Ознакомительная версия.
Алан Гринспен
Карта и территория. Риск, человеческая природа и проблемы прогнозирования
Такого телефонного звонка я никак не ожидал. Я только что вернулся с теннисного корта. Было прохладное ветреное воскресенье, 16 марта 2008 г. Звонил глава Федеральной резервной системы (ФРС). Он сообщил, что совет управляющих ФРС решил прибегнуть — в первый раз за многие годы — к довольно расплывчатой, но потенциально опасной статье 13 (3) закона о ФРС. В широкой интерпретации она позволяла ФРС практически без ограничений выделять средства кому угодно. 16 марта этим правом воспользовался Федеральный резервный банк Нью-Йорка. Он предоставил JPMorgan $29 млрд для покупки банка Bear Stearns.

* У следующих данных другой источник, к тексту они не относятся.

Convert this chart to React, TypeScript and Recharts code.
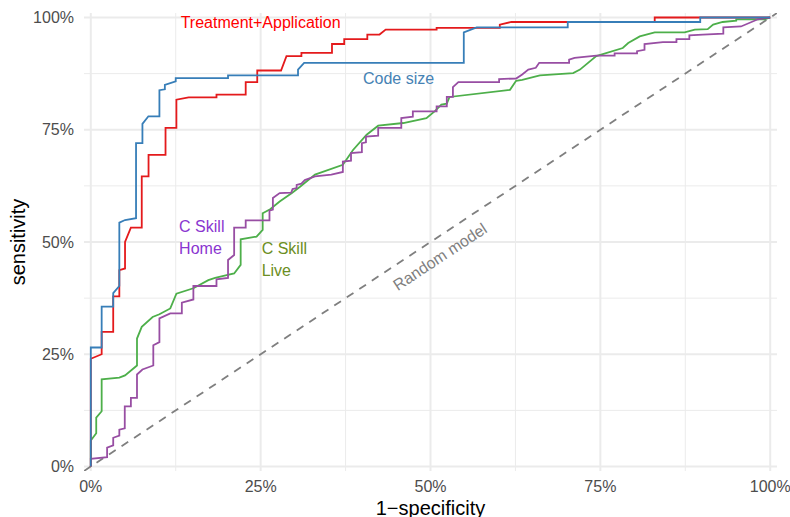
import React from 'react';
import { LineChart, Line, XAxis, YAxis, ReferenceLine, ReferenceDot } from 'recharts';

type Pt = { fpr: number; tpr: number };
const mk = (a: number[][]): Pt[] => a.map(([fpr, tpr]) => ({ fpr, tpr }));

const treatmentApplication = mk([
  [0, 0], [0, 0.24], [0.016, 0.25], [0.016, 0.3], [0.033, 0.3], [0.033, 0.379], [0.042, 0.379],
  [0.042, 0.4375], [0.0504, 0.441], [0.0504, 0.5], [0.059, 0.532], [0.075, 0.532], [0.075, 0.646],
  [0.085, 0.646], [0.085, 0.694], [0.11, 0.694], [0.11, 0.754], [0.126, 0.754], [0.126, 0.817],
  [0.144, 0.822], [0.185, 0.822], [0.185, 0.828], [0.228, 0.828], [0.228, 0.856], [0.245, 0.856],
  [0.245, 0.882], [0.28, 0.882], [0.288, 0.914], [0.31, 0.914], [0.31, 0.921], [0.355, 0.921],
  [0.355, 0.941], [0.373, 0.941], [0.373, 0.952], [0.407, 0.952], [0.407, 0.962], [0.425, 0.962],
  [0.434, 0.973], [0.509, 0.973], [0.509, 0.977], [0.602, 0.977], [0.602, 0.984], [0.619, 0.99],
  [0.83, 0.99], [0.83, 1], [1, 1],
]);

const codeSize = mk([
  [0, 0], [0, 0.265], [0.016, 0.265], [0.016, 0.356], [0.033, 0.356], [0.033, 0.386], [0.042, 0.402],
  [0.042, 0.543], [0.0504, 0.549], [0.0666, 0.553], [0.0666, 0.72], [0.076, 0.72], [0.076, 0.763],
  [0.0848, 0.78], [0.101, 0.78], [0.101, 0.838], [0.109, 0.84], [0.109, 0.85], [0.125, 0.858],
  [0.125, 0.865], [0.202, 0.865], [0.202, 0.871], [0.305, 0.871], [0.305, 0.884], [0.314, 0.899],
  [0.549, 0.899], [0.549, 0.967], [0.568, 0.978], [0.702, 0.978], [0.702, 0.99], [0.897, 0.99],
  [0.897, 1], [1, 1],
]);

const cSkillLive = mk([
  [0, 0], [0, 0.058], [0.008, 0.074], [0.008, 0.109], [0.016, 0.123], [0.016, 0.194], [0.042, 0.198],
  [0.0504, 0.203], [0.068, 0.225], [0.068, 0.285], [0.075, 0.311], [0.091, 0.333], [0.101, 0.339],
  [0.117, 0.352], [0.126, 0.385], [0.151, 0.397], [0.173, 0.415], [0.183, 0.42], [0.2, 0.426],
  [0.211, 0.43], [0.2206, 0.449], [0.2206, 0.506], [0.244, 0.512], [0.253, 0.527], [0.253, 0.564],
  [0.264, 0.573], [0.278, 0.59], [0.296, 0.609], [0.308, 0.623], [0.33, 0.65], [0.371, 0.672],
  [0.386, 0.705], [0.406, 0.739], [0.423, 0.759], [0.46, 0.765], [0.494, 0.776], [0.506, 0.791],
  [0.516, 0.806], [0.524, 0.808], [0.528, 0.823], [0.617, 0.839], [0.626, 0.859], [0.635, 0.861],
  [0.661, 0.871], [0.71, 0.876], [0.72, 0.884], [0.744, 0.914], [0.783, 0.932], [0.791, 0.943],
  [0.808, 0.958], [0.83, 0.967], [0.874, 0.967], [0.889, 0.973], [0.908, 0.974], [0.916, 0.984],
  [0.93, 0.99], [0.95, 0.993], [0.95, 0.996], [0.992, 0.996], [1, 1],
]);

const cSkillHome = mk([
  [0, 0], [0, 0.017], [0.024, 0.021], [0.024, 0.042], [0.033, 0.047], [0.033, 0.064], [0.042, 0.069],
  [0.042, 0.082], [0.05, 0.085], [0.05, 0.134], [0.059, 0.134], [0.059, 0.153], [0.068, 0.153],
  [0.068, 0.205], [0.076, 0.216], [0.092, 0.225], [0.092, 0.27], [0.101, 0.277], [0.101, 0.33],
  [0.117, 0.341], [0.134, 0.341], [0.134, 0.365], [0.151, 0.372], [0.151, 0.402], [0.185, 0.402],
  [0.185, 0.417], [0.202, 0.42], [0.202, 0.46], [0.211, 0.471], [0.211, 0.532], [0.228, 0.532],
  [0.228, 0.548], [0.263, 0.548], [0.263, 0.57], [0.268, 0.572], [0.268, 0.598], [0.278, 0.609],
  [0.295, 0.61], [0.297, 0.618], [0.303, 0.62], [0.303, 0.627], [0.31, 0.63], [0.315, 0.638],
  [0.33, 0.646], [0.354, 0.65], [0.371, 0.656], [0.371, 0.679], [0.383, 0.681], [0.383, 0.698],
  [0.399, 0.7], [0.399, 0.72], [0.405, 0.722], [0.405, 0.735], [0.423, 0.737], [0.423, 0.754],
  [0.457, 0.754], [0.457, 0.776], [0.474, 0.779], [0.474, 0.791], [0.509, 0.791], [0.509, 0.802],
  [0.524, 0.802], [0.524, 0.823], [0.533, 0.823], [0.533, 0.845], [0.541, 0.856], [0.601, 0.856],
  [0.601, 0.863], [0.626, 0.864], [0.635, 0.873], [0.644, 0.884], [0.655, 0.888], [0.66, 0.899],
  [0.704, 0.899], [0.704, 0.906], [0.712, 0.91], [0.744, 0.915], [0.771, 0.915], [0.771, 0.92],
  [0.804, 0.92], [0.804, 0.925], [0.815, 0.928], [0.815, 0.941], [0.842, 0.945], [0.862, 0.945],
  [0.862, 0.952], [0.881, 0.952], [0.881, 0.96], [0.901, 0.962], [0.931, 0.964], [0.931, 0.978],
  [0.957, 0.98], [0.982, 0.996], [1, 1],
]);

const randomModel = mk([[-0.01, -0.01], [1.01, 1.01]]);

const majorTicks = [0, 0.25, 0.5, 0.75, 1];
const minorTicks = [0.125, 0.375, 0.625, 0.875];
const axisDomain: [number, number] = [-0.01, 1.01];

type Ann = { lines: string[]; x: number; y: number; color: string; align: 'middle' | 'start'; angle?: number };
const annotations: Ann[] = [
  { lines: ['Treatment+Application'], x: 0.25, y: 0.988, color: '#FF0000', align: 'middle' },
  { lines: ['Code size'], x: 0.453, y: 0.865, color: '#4682B4', align: 'middle' },
  { lines: ['C Skill', 'Home'], x: 0.13, y: 0.511, color: '#8A35D0', align: 'start' },
  { lines: ['C Skill', 'Live'], x: 0.2515, y: 0.462, color: '#6B8E23', align: 'start' },
  { lines: ['Random model'], x: 0.514, y: 0.467, color: '#7F7F7F', align: 'middle', angle: -33.4 },
];

const FONT = '"Liberation Sans", Arial, sans-serif';
const pct = (v: number) => `${Math.round(v * 100)}%`;

export default function App() {
  return (
    <div style={{ position: 'absolute', left: 0, top: 0, fontFamily: FONT }}>
      <LineChart width={790} height={517} margin={{ top: 13, right: 13, left: 0, bottom: 0 }}>
        <XAxis
          type="number"
          dataKey="fpr"
          domain={axisDomain}
          ticks={majorTicks}
          tickFormatter={pct}
          axisLine={false}
          tickLine={false}
          tickMargin={4}
          height={46}
          tick={{ fill: '#4D4D4D', fontSize: 16, fontFamily: FONT }}
          allowDataOverflow
          label={{ value: '1\u2212specificity', position: 'insideBottom', offset: 2, fill: '#000', fontSize: 20, fontFamily: FONT }}
        />
        <YAxis
          type="number"
          dataKey="tpr"
          domain={axisDomain}
          ticks={majorTicks}
          tickFormatter={pct}
          axisLine={false}
          tickLine={false}
          tickMargin={4}
          width={84}
          tick={{ fill: '#4D4D4D', fontSize: 16, fontFamily: FONT }}
          allowDataOverflow
          label={{ value: 'sensitivity', angle: -90, position: 'insideLeft', offset: 18, fill: '#000', fontSize: 20, fontFamily: FONT, style: { textAnchor: 'middle' } }}
        />
        {minorTicks.map((v) => (
          <ReferenceLine key={'mx' + v} x={v} stroke="#EBEBEB" strokeWidth={1} />
        ))}
        {minorTicks.map((v) => (
          <ReferenceLine key={'my' + v} y={v} stroke="#EBEBEB" strokeWidth={1} />
        ))}
        {majorTicks.map((v) => (
          <ReferenceLine key={'Mx' + v} x={v} stroke="#EBEBEB" strokeWidth={2} />
        ))}
        {majorTicks.map((v) => (
          <ReferenceLine key={'My' + v} y={v} stroke="#EBEBEB" strokeWidth={2} />
        ))}
        <Line data={randomModel} dataKey="tpr" stroke="#7F7F7F" strokeWidth={1.8} strokeDasharray="8 7" dot={false} activeDot={false} isAnimationActive={false} />
        <Line data={cSkillLive} dataKey="tpr" stroke="#4DAF4A" strokeWidth={1.8} dot={false} activeDot={false} isAnimationActive={false} />
        <Line data={cSkillHome} dataKey="tpr" stroke="#984EA3" strokeWidth={1.8} dot={false} activeDot={false} isAnimationActive={false} />
        <Line data={treatmentApplication} dataKey="tpr" stroke="#E41A1C" strokeWidth={1.8} dot={false} activeDot={false} isAnimationActive={false} />
        <Line data={codeSize} dataKey="tpr" stroke="#377EB8" strokeWidth={1.8} dot={false} activeDot={false} isAnimationActive={false} />
        {annotations.map((a, i) => (
          <ReferenceDot
            key={'a' + i}
            x={a.x}
            y={a.y}
            r={0}
            shape={(p: any) => {
              const cx = p.cx;
              const cy = p.cy;
              if (a.lines.length === 1) {
                return (
                  <text
                    x={cx}
                    y={cy}
                    fill={a.color}
                    fontSize={16}
                    fontFamily={FONT}
                    textAnchor={a.align}
                    dominantBaseline="central"
                    transform={a.angle ? `rotate(${a.angle} ${cx} ${cy})` : undefined}
                  >
                    {a.lines[0]}
                  </text>
                );
              }
              return (
                <text x={cx} y={cy} fill={a.color} fontSize={16} fontFamily={FONT} textAnchor={a.align}>
                  {a.lines.map((l, j) => (
                    <tspan key={j} x={cx} y={cy - 5.5 + j * 22.6}>
                      {l}
                    </tspan>
                  ))}
                </text>
              );
            }}
          />
        ))}
      </LineChart>
    </div>
  );
}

Bear Stearns — один из крупнейших инвестиционных банков, основанный в 1923 г., — оказался на грани банкротства в результате потери почти $20 млрд всего за одну неделю. Его крушение стало началом полугодового периода нестабильности на мировом финансовом рынке, завершившегося банкротством Lehman Brothers 15 сентября 2008 г. и, пожалуй, самым глубоким финансовым кризисом в истории. Безусловно, Великая депрессия 1930-х гг. была более значительным коллапсом для мировой экономики. Но никогда до сих пор паралич краткосрочных финансовых рынков, этих двигателей повседневной коммерческой деятельности, не имел глобальных масштабов. Высокая ликвидность рынков исчезла в одно мгновение, когда в настроениях инвесторов эйфория уступила место страху. Рухнули огромные финансовые комплексы. Все это привело к глобальному снижению экономической активности. Никогда еще роль человеческих склонностей в экономике не была более очевидной, чем в тот судьбоносный день сентября и несколько последующих недель.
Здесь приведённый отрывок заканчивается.